GOAL OF THE EXERCISE: Locate each line below that includes "standalone" and reproduce it.

Rows from a dataset of charts and code:
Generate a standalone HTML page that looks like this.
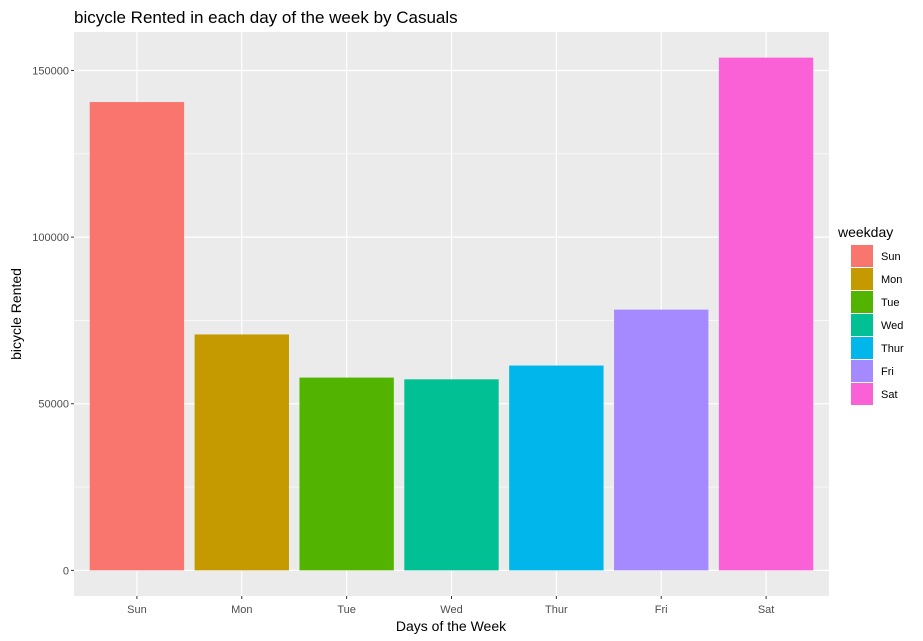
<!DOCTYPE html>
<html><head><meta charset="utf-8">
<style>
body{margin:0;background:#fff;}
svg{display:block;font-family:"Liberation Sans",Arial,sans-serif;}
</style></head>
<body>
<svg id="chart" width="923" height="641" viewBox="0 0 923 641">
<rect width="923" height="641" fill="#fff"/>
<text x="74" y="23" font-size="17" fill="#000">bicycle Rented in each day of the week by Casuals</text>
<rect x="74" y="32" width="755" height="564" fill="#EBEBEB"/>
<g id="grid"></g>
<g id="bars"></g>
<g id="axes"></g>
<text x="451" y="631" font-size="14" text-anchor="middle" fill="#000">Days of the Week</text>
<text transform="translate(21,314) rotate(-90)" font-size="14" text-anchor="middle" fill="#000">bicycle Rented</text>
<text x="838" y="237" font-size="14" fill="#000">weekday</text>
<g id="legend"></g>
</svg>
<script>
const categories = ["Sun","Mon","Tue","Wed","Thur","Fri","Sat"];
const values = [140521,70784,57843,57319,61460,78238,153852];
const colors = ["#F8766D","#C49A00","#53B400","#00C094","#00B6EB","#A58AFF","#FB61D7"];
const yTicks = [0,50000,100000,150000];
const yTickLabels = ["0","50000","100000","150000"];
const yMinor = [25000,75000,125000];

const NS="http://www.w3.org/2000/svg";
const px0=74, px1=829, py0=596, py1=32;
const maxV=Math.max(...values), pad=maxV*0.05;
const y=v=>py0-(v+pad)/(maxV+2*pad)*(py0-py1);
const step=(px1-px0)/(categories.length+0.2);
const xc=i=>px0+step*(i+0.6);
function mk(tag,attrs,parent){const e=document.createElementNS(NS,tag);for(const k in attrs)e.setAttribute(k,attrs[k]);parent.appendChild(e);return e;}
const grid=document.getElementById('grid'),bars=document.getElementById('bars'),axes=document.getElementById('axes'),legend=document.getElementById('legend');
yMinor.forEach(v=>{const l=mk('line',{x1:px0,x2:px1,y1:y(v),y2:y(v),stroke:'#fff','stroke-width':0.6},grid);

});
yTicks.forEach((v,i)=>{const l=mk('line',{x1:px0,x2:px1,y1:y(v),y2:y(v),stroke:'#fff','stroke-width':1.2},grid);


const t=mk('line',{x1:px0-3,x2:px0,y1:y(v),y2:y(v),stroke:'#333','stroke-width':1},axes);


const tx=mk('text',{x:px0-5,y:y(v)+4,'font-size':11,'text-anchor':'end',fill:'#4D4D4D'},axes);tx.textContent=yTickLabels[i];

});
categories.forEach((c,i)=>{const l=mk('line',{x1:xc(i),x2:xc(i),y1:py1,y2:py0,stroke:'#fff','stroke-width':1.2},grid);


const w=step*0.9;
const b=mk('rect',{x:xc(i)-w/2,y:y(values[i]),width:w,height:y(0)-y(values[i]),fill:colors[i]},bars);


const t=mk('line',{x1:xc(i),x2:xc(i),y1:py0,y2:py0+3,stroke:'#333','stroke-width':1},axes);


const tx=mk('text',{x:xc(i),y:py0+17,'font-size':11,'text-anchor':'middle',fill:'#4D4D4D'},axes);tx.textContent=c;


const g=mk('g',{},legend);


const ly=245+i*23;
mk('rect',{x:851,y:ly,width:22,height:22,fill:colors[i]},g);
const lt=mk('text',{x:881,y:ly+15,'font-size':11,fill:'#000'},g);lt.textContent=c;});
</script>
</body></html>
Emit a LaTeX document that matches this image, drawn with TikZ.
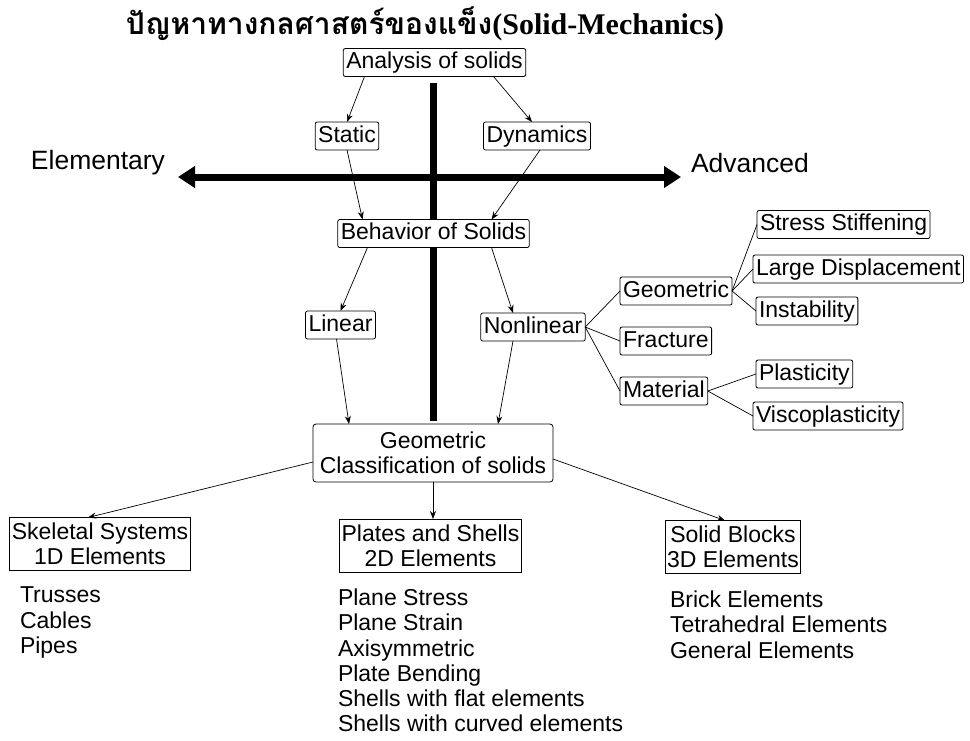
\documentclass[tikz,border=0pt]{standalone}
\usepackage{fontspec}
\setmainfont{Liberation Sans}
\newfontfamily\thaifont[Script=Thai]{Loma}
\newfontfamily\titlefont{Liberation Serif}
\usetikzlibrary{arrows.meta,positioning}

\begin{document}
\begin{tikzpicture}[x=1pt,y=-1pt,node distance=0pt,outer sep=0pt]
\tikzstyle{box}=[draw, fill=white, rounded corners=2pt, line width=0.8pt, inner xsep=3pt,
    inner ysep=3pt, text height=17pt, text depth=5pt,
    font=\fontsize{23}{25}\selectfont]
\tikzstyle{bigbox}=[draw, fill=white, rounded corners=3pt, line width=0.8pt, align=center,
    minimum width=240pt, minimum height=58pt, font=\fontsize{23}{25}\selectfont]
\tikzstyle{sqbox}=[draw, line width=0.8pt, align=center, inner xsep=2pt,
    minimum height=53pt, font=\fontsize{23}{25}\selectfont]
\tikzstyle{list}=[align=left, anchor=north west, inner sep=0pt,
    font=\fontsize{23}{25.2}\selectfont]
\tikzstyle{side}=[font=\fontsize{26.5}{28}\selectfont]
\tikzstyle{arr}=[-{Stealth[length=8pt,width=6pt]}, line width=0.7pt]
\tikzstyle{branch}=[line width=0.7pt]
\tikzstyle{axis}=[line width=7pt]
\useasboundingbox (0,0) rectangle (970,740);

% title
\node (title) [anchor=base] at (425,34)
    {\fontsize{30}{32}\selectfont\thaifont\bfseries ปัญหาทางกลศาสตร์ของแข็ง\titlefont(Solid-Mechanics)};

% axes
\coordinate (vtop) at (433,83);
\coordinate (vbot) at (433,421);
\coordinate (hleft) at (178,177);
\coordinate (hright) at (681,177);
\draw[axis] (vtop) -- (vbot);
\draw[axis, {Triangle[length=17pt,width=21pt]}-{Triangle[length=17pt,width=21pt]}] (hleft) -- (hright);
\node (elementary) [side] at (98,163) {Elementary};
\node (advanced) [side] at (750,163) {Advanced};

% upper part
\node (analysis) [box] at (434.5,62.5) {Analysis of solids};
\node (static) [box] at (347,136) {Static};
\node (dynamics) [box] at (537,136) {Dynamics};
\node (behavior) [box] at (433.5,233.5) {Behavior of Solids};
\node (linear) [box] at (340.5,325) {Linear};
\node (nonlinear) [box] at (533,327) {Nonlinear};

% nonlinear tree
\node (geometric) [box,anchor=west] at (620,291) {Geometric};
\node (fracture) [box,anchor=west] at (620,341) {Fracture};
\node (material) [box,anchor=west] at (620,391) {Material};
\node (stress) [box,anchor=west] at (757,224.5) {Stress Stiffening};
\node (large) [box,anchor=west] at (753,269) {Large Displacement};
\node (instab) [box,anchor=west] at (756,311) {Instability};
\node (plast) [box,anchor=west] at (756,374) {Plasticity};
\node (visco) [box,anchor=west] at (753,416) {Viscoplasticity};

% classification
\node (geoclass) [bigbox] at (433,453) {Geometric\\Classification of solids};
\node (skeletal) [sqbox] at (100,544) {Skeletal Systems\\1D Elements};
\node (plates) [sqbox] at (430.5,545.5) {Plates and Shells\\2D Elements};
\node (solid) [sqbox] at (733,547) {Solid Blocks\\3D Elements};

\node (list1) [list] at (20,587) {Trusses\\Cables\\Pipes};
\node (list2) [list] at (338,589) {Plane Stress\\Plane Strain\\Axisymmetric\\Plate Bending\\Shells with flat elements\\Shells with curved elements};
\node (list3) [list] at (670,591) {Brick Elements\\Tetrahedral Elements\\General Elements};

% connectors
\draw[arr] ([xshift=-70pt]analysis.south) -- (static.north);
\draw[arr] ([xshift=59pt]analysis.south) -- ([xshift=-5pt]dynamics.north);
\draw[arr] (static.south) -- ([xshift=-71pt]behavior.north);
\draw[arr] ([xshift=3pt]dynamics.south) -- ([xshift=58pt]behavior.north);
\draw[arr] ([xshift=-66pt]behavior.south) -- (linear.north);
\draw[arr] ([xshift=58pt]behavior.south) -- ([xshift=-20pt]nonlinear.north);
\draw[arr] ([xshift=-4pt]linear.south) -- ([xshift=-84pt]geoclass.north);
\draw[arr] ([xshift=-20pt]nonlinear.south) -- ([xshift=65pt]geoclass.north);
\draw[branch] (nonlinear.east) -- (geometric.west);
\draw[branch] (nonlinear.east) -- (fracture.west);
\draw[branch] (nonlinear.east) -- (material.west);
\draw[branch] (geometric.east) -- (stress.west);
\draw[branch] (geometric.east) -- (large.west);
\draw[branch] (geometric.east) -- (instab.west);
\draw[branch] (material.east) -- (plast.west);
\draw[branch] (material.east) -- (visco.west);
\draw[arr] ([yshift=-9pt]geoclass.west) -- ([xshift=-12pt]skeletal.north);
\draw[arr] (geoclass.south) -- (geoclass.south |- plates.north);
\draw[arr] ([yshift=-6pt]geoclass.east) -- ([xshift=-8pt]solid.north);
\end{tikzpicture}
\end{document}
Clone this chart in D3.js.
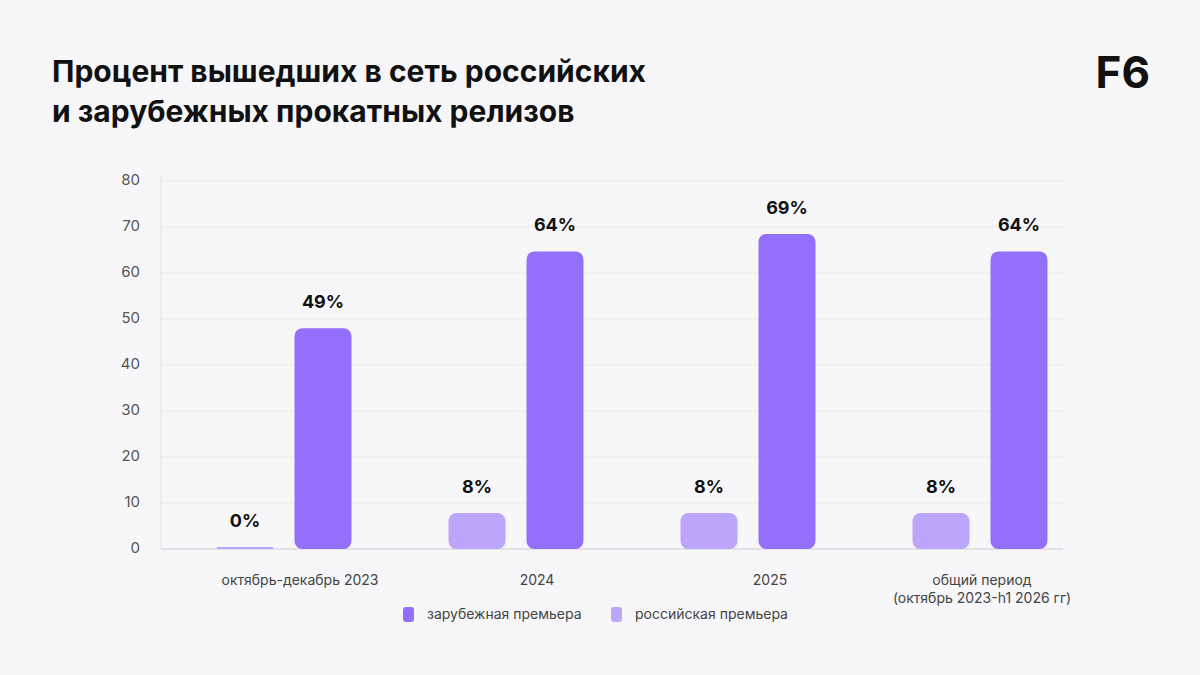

CORRECT OUTPUT:
Generate a standalone HTML page that looks like this.
\documentclass[tikz,border=0pt]{standalone}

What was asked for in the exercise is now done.